Apple on Friday once again overtook Exxon Mobil as the world’s most valuable publicly traded company. But investors seem to think its roughly $420 billion market capitalization is some kind of limit. The company doesn’t get full credit for its nearly $100 billion cash hoard or its growth. Apple’s cash could be the key to unlocking suppressed value.
Despite its already huge size, revenue is growing at a 70 percent annual gallop, and earnings faster still. The company added another $16 billion to its pile of cash and securities in the recently ended quarter. Its stash is big enough to buy Facebook in its entirety at the mooted valuation, or to reduce the projected U.S. budget deficit for fiscal 2012 by about 10 percent.
That’s all fun to contemplate, but investors might grasp the company now led by Tim Cook better if it simply rewarded its shareholders. Despite Apple’s supercharged growth, its stock trades at less than 11 times estimated 2012 earnings, while the average S&P 500 company is valued at 12.5 times. Apply the bigger multiple that a smaller, slower-growing Apple traded on back in 2006 to forecast earnings for this year, and the company’s worth would easily top $1 trillion.
Given today’s arbitrarily low valuation, paying out a big slug of cash to shareholders probably wouldn’t ultimately hit Apple’s market capitalization much, if at all. Giving $50 billion, say, would leave enough on hand for any conceivable investments or acquisitions. If that called for the company to pay some U.S. tax to bring funds home from overseas, so be it.

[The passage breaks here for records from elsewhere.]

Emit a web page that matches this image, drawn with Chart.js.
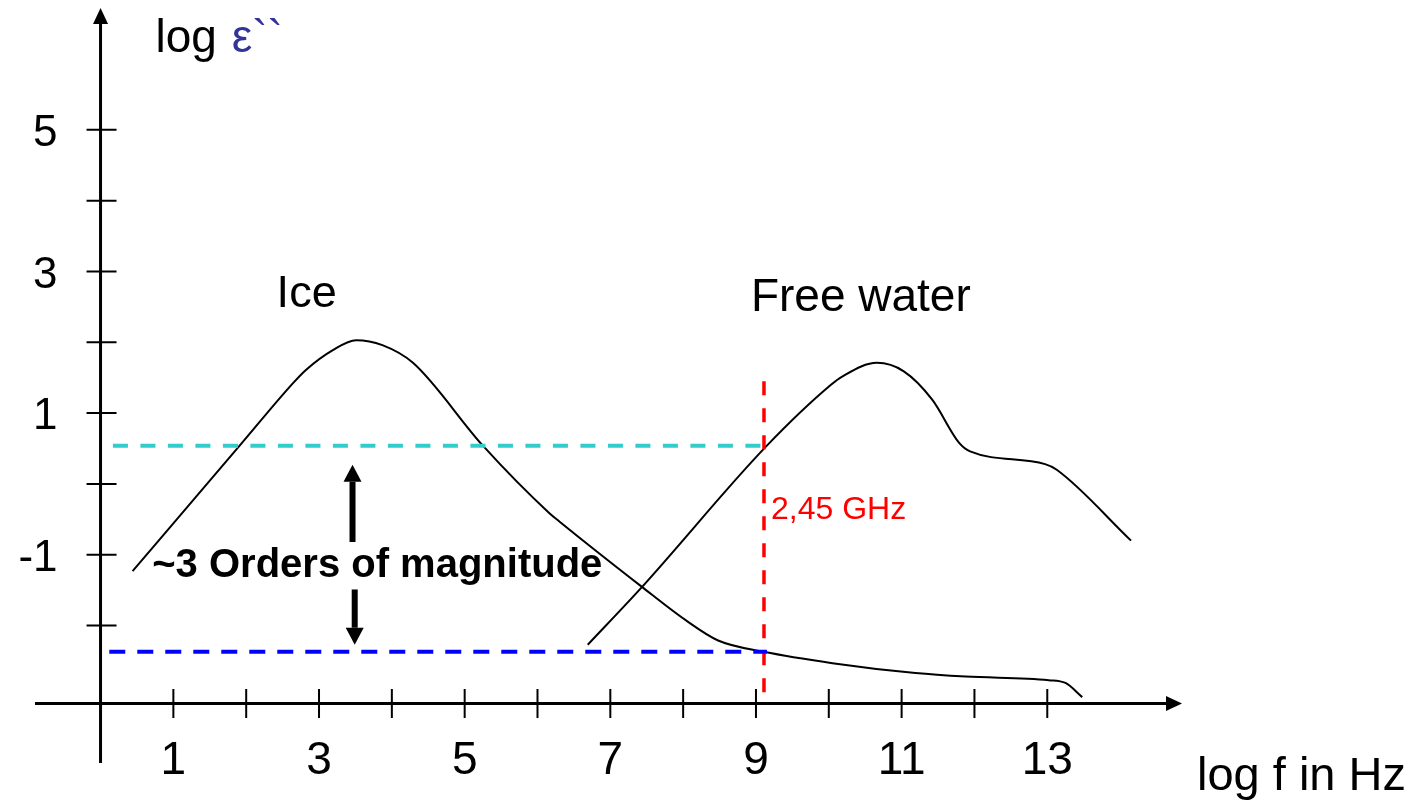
<!DOCTYPE html>
<html>
<head>
<meta charset="utf-8">
<title>Dielectric loss of ice and free water</title>
<script src="https://cdn.jsdelivr.net/npm/chart.js@4.4.1/dist/chart.umd.min.js"></script>
<style>
  html, body { margin: 0; padding: 0; background: #fff; }
  canvas { display: block; }
</style>
</head>
<body>
<canvas id="chart" width="1424" height="806"></canvas>
<script>
// Loss factor curves: log f (Hz) against log eps''
const iceX   = [0.44, 1.91, 2.64, 2.82, 3.19, 3.51, 3.87, 4.29, 5.25, 6.16, 6.30, 7.43, 8.03, 8.48, 9.11, 10.05, 11.19, 11.88, 13.02, 13.25, 13.48];
const iceY   = [-1.23, 0.54, 1.42, 1.61, 1.89, 2.03, 1.96, 1.71, 0.54, -0.41, -0.53, -1.45, -1.92, -2.21, -2.37, -2.53, -2.67, -2.72, -2.77, -2.81, -3.01];
const waterX = [6.69, 7.43, 9.14, 10.03, 10.19, 10.66, 11.03, 11.42, 11.79, 11.94, 12.97, 13.13, 14.15];
const waterY = [-2.27, -1.46, 0.53, 1.40, 1.52, 1.71, 1.59, 1.19, 0.58, 0.46, 0.28, 0.20, -0.80];

const markerX     = 9.11;
const markerY     = [1.45, -3.08];
const waterLevel  = 0.54;
const iceLevel    = -2.37;
const waterLevelX = [0.17, 9.21];
const iceLevelX   = [0.12, 9.15];

// "~3 orders" arrows: [x, from, to]
const upArrow   = [3.46, -0.82, 0.27];
const downArrow = [3.49, -1.49, -2.27];

// Axes
const xTicks  = [1, 2, 3, 4, 5, 6, 7, 8, 9, 10, 11, 12, 13];
const xLabels = [1, 3, 5, 7, 9, 11, 13];
const yTicks  = [-2, -1, 0, 1, 2, 3, 4, 5];
const yLabels = [-1, 1, 3, 5];
const xAxisAt = -3.1;   // y value where the frequency axis sits
const yAxisAt = 0;      // x value where the loss axis sits

const FONT = '"Liberation Sans", Arial, Helvetica, sans-serif';
const pts = (xs, ys) => xs.map((x, i) => ({ x, y: ys[i] }));

function arrow(ctx, x, y, tipY, dir) {
  // vertical filled arrow, dir = -1 points up, +1 points down
  const head = 17, half = 9;
  ctx.lineWidth = 6;
  ctx.beginPath();
  ctx.moveTo(x, y);
  ctx.lineTo(x, tipY - dir * head);
  ctx.stroke();
  ctx.beginPath();
  ctx.moveTo(x, tipY);
  ctx.lineTo(x - half, tipY - dir * head);
  ctx.lineTo(x + half, tipY - dir * head);
  ctx.closePath();
  ctx.fill();
}

const axesPlugin = {
  id: 'axes',
  beforeDatasetsDraw(chart) {
    const { ctx, scales: { x, y } } = chart;
    const ax = x.getPixelForValue(yAxisAt);
    const ay = y.getPixelForValue(xAxisAt);
    ctx.save();
    ctx.strokeStyle = '#000';
    ctx.fillStyle = '#000';

    // axis lines with arrow heads
    ctx.lineWidth = 3;
    ctx.beginPath();
    ctx.moveTo(x.left, ay); ctx.lineTo(x.right - 14, ay);
    ctx.moveTo(ax, y.bottom); ctx.lineTo(ax, y.top + 14);
    ctx.stroke();
    ctx.beginPath();
    ctx.moveTo(x.right, ay); ctx.lineTo(x.right - 16, ay - 7.5); ctx.lineTo(x.right - 16, ay + 7.5);
    ctx.closePath(); ctx.fill();
    ctx.beginPath();
    ctx.moveTo(ax, y.top); ctx.lineTo(ax - 7.5, y.top + 16); ctx.lineTo(ax + 7.5, y.top + 16);
    ctx.closePath(); ctx.fill();

    // crossing tick marks
    ctx.lineWidth = 2;
    ctx.beginPath();
    xTicks.forEach(v => {
      const px = x.getPixelForValue(v);
      ctx.moveTo(px, ay - 14.5); ctx.lineTo(px, ay + 14.5);
    });
    yTicks.forEach(v => {
      const py = y.getPixelForValue(v);
      ctx.moveTo(ax - 14, py); ctx.lineTo(ax + 16, py);
    });
    ctx.stroke();

    // tick labels
    ctx.font = '46px ' + FONT;
    ctx.textAlign = 'center';
    ctx.textBaseline = 'alphabetic';
    xLabels.forEach(v => ctx.fillText(String(v), x.getPixelForValue(v), ay + 70));
    ctx.font = '44px ' + FONT;
    ctx.textAlign = 'right';
    ctx.textBaseline = 'middle';
    yLabels.forEach(v => ctx.fillText(String(v), ax - 43, y.getPixelForValue(v) + 4));

    // axis titles
    ctx.textAlign = 'left';
    ctx.textBaseline = 'alphabetic';
    ctx.font = '47px ' + FONT;
    ctx.fillText('log f in Hz', x.right + 15, y.bottom + 27);
    ctx.font = '46px ' + FONT;
    const tx = ax + 55, ty = y.top + 44;
    ctx.fillText('log ', tx, ty);
    ctx.fillStyle = '#333399';
    ctx.fillText('ε``', tx + ctx.measureText('log ').width + 2, ty);
    ctx.restore();
  },
  afterDatasetsDraw(chart) {
    const { ctx, scales: { x, y } } = chart;
    ctx.save();
    ctx.fillStyle = '#000';
    ctx.strokeStyle = '#000';

    // curve names
    ctx.textAlign = 'center';
    ctx.textBaseline = 'alphabetic';
    ctx.font = '45px ' + FONT;
    ctx.fillText('Ice', x.getPixelForValue(2.83), y.getPixelForValue(2.5));
    ctx.font = '46px ' + FONT;
    ctx.fillText('Free water', x.getPixelForValue(10.44), y.getPixelForValue(2.44));

    // orders of magnitude note with arrows
    ctx.font = 'bold 40px ' + FONT;
    ctx.fillText('~3 Orders of magnitude', x.getPixelForValue(3.8), y.getPixelForValue(-1.31));
    arrow(ctx, x.getPixelForValue(upArrow[0]), y.getPixelForValue(upArrow[1]), y.getPixelForValue(upArrow[2]), -1);
    arrow(ctx, x.getPixelForValue(downArrow[0]), y.getPixelForValue(downArrow[1]), y.getPixelForValue(downArrow[2]), 1);

    // frequency marker label
    ctx.fillStyle = '#ff0000';
    ctx.font = '32px ' + FONT;
    ctx.textAlign = 'left';
    ctx.fillText('2,45 GHz', x.getPixelForValue(markerX) + 7, y.getPixelForValue(-0.49));
    ctx.restore();
  }
};

new Chart(document.getElementById('chart'), {
  type: 'line',
  data: {
    datasets: [
      {
        data: [{ x: waterLevelX[0], y: waterLevel }, { x: waterLevelX[1], y: waterLevel }],
        borderColor: '#33cccc', borderWidth: 4, borderDash: [15, 12.5], tension: 0
      },
      {
        data: [{ x: iceLevelX[0], y: iceLevel }, { x: iceLevelX[1], y: iceLevel }],
        borderColor: '#0000ff', borderWidth: 4, borderDash: [16, 12], tension: 0
      },
      {
        data: [{ x: markerX, y: markerY[0] }, { x: markerX, y: markerY[1] }],
        borderColor: '#ff0000', borderWidth: 3.5, borderDash: [14, 13], tension: 0
      },
      {
        data: pts(iceX, iceY),
        borderColor: '#000', borderWidth: 2, cubicInterpolationMode: 'monotone'
      },
      {
        data: pts(waterX, waterY),
        borderColor: '#000', borderWidth: 2, cubicInterpolationMode: 'monotone'
      }
    ]
  },
  options: {
    responsive: false,
    animation: false,
    events: [],
    layout: { padding: { left: 35, top: 8, right: 242, bottom: 43 } },
    elements: { point: { radius: 0 }, line: { fill: false, borderCapStyle: 'butt' } },
    plugins: { legend: { display: false }, tooltip: { enabled: false } },
    scales: {
      x: { type: 'linear', min: -0.9, max: 14.85, display: false },
      y: { type: 'linear', min: -3.94, max: 6.72, display: false }
    }
  },
  plugins: [axesPlugin]
});
</script>
</body>
</html>
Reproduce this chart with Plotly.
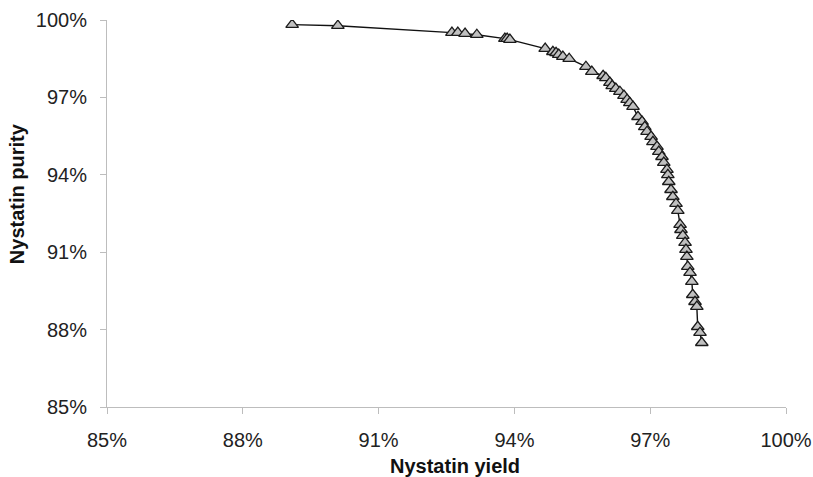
import plotly.graph_objects as go

# Nystatin yield (%) and purity (%)
yield_pct = [89.09, 90.10, 92.62, 92.75, 92.91, 93.17, 93.79, 93.84, 93.90,
             94.68, 94.85, 94.92, 94.98, 95.07, 95.21, 95.58, 95.71, 95.96, 96.02,
             96.11, 96.16, 96.24, 96.33, 96.42, 96.49, 96.55, 96.62,
             96.73, 96.82, 96.88, 96.93, 97.02, 97.06, 97.15, 97.19, 97.26, 97.30,
             97.37, 97.39, 97.41, 97.46, 97.50, 97.57, 97.61, 97.66, 97.68, 97.72,
             97.77, 97.79, 97.81, 97.83, 97.88, 97.92, 97.94, 97.99, 98.03, 98.05,
             98.10, 98.14]
purity_pct = [99.82, 99.78, 99.51, 99.51, 99.47, 99.43, 99.28, 99.28, 99.24,
              98.89, 98.77, 98.73, 98.66, 98.58, 98.50, 98.19, 98.00, 97.84, 97.76,
              97.57, 97.45, 97.34, 97.22, 97.07, 96.91, 96.79, 96.64,
              96.25, 96.06, 95.86, 95.67, 95.48, 95.28, 95.09, 94.90, 94.70, 94.47,
              94.20, 94.00, 93.73, 93.42, 93.15, 92.88, 92.61, 92.07, 91.87, 91.64,
              91.37, 91.10, 90.83, 90.44, 90.21, 89.86, 89.35, 89.08, 88.89, 88.11,
              87.88, 87.49]

tick_vals = [85, 88, 91, 94, 97, 100]
tick_text = ["85%", "88%", "91%", "94%", "97%", "100%"]

x_title = "Nystatin yield"
y_title = "Nystatin purity"

fig = go.Figure()
fig.add_trace(go.Scatter(
    x=yield_pct, y=purity_pct, mode="lines+markers",
    line=dict(color="#111111", width=1.4),
    marker=dict(symbol="triangle-up", size=11, color="#c0c0c0",
                line=dict(color="#1a1a1a", width=1.3)),
    showlegend=False,
))

axis_common = dict(
    tickvals=tick_vals, ticktext=tick_text,
    showgrid=False, zeroline=False, automargin=False,
    showline=True, linecolor="#bdbdbd", linewidth=1,
    ticks="outside", ticklen=6, tickcolor="#bdbdbd", tickwidth=1,
    tickfont=dict(family="Liberation Sans, Arial", size=20, color="#222222"),
)

fig.update_xaxes(range=[85, 100], ticklabelstandoff=9, **axis_common)
fig.update_yaxes(range=[85, 100], ticklabelstandoff=9, **axis_common)

fig.add_annotation(text=x_title, xref="paper", yref="paper", x=0.513, y=0,
                   yshift=-59, xanchor="center", yanchor="middle", showarrow=False,
                   font=dict(family="Liberation Sans, Arial", size=20, color="#111111", weight="bold"))
fig.add_annotation(text=y_title, xref="paper", yref="paper", x=0, y=0.55,
                   xshift=-90, xanchor="center", yanchor="middle", showarrow=False, textangle=-90,
                   font=dict(family="Liberation Sans, Arial", size=20, color="#111111", weight="bold"))

fig.update_layout(
    width=813, height=477,
    margin=dict(l=107, r=27, t=20, b=70),
    paper_bgcolor="white", plot_bgcolor="white",
)

fig.write_html("out.html")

Meanwhile, the iPhones and iPads flying off the shelves around the world should generate around $50 billion of free cash flow in the fiscal year to September. Supposing Cook decided to pay half of that out to shareholders, Apple would suddenly offer a 6 percent dividend yield. By comparison, the S&P 500 yields an average 2 percent. If investors paid the same 50 times multiple for Apple’s dividend, that too would take its value well into 13 figures.
That’s probably over-egging it for a technology stock. Earnings can be volatile, growth is bound to slow, and Apple could face more awkward questions about conditions at its suppliers’ factories in China and elsewhere. Even so, throwing some cash around could give investors new reasons to recognize why the most valuable company is actually cheap.